Richard Nixon was indeed a man of great gifts and formidable determination. As President, though, his record in domestic affairs was modest, and his achievements as an international statesman controversial. He secured an anti-ballistic missile treaty and the first strategic arms limitation agreement with the Soviet Union. But these did not initiate actual reduction in Soviet arms levels, nor usher in more tractable Soviet behaviour. The opening to China has also been oversold. More than 20 years later it has led neither to democratisation nor abolition of what remains essentially a command economy.
If Nixon's achievements have been exaggerated, the picture of a titan accidentally marred with a few 'character flaws', like soup- stains on a tie, is unconvincing. Watergate was no accident, neither was it unrelated to Nixon's foreign policy. From his earliest years in politics, Nixon played on fears that mysterious subversive forces were at work in America.

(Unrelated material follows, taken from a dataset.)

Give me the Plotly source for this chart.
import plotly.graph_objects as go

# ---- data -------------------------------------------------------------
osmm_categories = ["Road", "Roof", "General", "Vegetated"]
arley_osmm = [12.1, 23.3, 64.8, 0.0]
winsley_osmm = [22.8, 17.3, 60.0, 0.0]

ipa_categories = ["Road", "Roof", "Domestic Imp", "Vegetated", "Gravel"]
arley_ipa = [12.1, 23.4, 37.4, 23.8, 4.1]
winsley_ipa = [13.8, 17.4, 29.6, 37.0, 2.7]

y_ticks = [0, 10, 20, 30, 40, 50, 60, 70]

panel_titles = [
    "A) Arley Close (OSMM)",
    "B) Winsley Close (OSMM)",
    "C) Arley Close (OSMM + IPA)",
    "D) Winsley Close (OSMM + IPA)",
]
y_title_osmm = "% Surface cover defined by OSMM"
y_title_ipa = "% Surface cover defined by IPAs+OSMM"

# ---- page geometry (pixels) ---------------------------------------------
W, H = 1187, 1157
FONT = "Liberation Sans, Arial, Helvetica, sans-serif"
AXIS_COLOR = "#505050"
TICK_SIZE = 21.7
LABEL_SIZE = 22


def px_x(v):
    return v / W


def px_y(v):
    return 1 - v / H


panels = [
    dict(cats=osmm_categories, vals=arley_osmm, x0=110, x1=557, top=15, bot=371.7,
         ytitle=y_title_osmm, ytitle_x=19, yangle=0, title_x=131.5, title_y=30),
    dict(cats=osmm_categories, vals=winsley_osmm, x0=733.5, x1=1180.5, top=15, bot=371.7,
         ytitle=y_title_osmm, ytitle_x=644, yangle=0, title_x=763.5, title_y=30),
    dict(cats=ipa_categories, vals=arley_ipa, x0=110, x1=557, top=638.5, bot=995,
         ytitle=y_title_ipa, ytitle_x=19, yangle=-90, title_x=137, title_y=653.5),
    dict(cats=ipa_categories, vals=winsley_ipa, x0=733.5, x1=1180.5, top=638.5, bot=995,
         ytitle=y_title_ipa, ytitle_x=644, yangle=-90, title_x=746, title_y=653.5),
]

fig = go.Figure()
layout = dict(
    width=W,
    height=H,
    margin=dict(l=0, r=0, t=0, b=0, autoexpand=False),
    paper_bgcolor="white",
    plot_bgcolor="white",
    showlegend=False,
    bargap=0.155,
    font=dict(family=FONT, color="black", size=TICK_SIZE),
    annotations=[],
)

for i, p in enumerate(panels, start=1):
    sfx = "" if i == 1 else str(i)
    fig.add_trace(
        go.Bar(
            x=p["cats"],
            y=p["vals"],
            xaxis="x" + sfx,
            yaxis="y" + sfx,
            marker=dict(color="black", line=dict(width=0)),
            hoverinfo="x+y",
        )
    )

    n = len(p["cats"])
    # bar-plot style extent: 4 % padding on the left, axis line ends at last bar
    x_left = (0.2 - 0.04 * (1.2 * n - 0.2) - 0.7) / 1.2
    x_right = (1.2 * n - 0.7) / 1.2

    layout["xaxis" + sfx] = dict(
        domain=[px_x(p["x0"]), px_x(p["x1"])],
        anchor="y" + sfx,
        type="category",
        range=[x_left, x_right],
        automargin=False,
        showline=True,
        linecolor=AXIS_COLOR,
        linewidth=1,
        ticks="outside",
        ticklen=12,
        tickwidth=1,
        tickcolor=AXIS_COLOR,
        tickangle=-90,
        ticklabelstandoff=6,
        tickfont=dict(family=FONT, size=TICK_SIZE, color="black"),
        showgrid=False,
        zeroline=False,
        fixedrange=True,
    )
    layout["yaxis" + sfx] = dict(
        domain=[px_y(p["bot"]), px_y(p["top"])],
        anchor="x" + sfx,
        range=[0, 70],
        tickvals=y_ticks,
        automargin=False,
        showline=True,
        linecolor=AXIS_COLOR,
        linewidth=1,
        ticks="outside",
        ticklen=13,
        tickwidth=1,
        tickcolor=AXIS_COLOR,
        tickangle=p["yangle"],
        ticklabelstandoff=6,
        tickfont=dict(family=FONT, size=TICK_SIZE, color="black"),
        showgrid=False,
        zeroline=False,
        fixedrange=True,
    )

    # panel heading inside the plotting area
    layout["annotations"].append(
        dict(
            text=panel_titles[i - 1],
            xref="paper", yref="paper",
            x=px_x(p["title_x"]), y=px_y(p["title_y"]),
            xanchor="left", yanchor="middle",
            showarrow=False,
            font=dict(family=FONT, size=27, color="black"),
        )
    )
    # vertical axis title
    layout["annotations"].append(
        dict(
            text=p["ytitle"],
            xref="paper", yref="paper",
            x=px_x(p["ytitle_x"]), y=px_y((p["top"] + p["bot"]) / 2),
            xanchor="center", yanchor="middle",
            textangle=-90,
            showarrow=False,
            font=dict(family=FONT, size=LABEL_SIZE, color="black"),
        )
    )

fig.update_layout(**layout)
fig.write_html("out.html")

When the anti-war movement protested against his secret bombing in South-East Asia, he thought he saw the same dark forces at work. To root them out, and ensure himself victory in the 1972 election, he created a secret system of 'political intelligence' and dirty tricks. In the process, he displayed considerable contempt for the law. 'When the President does it,' he told David Frost in 1977, 'that means it is not illegal.'
When caught, he fought and, where necessary, lied. Eventually, not through the hostility of the media alone but through the courts, Congressional investigation and the impeachment process, he was forced from office. There was all but universal acknowledgement, outside Nixon's immediate circle, that he was indeed guilty of 'high crimes and misdemeanours'.
His passing is an occasion for praising, not this more than flawed man, but the American constitutional system. Confronted with the ultimate challenge of a dangerously unbalanced president, the system worked.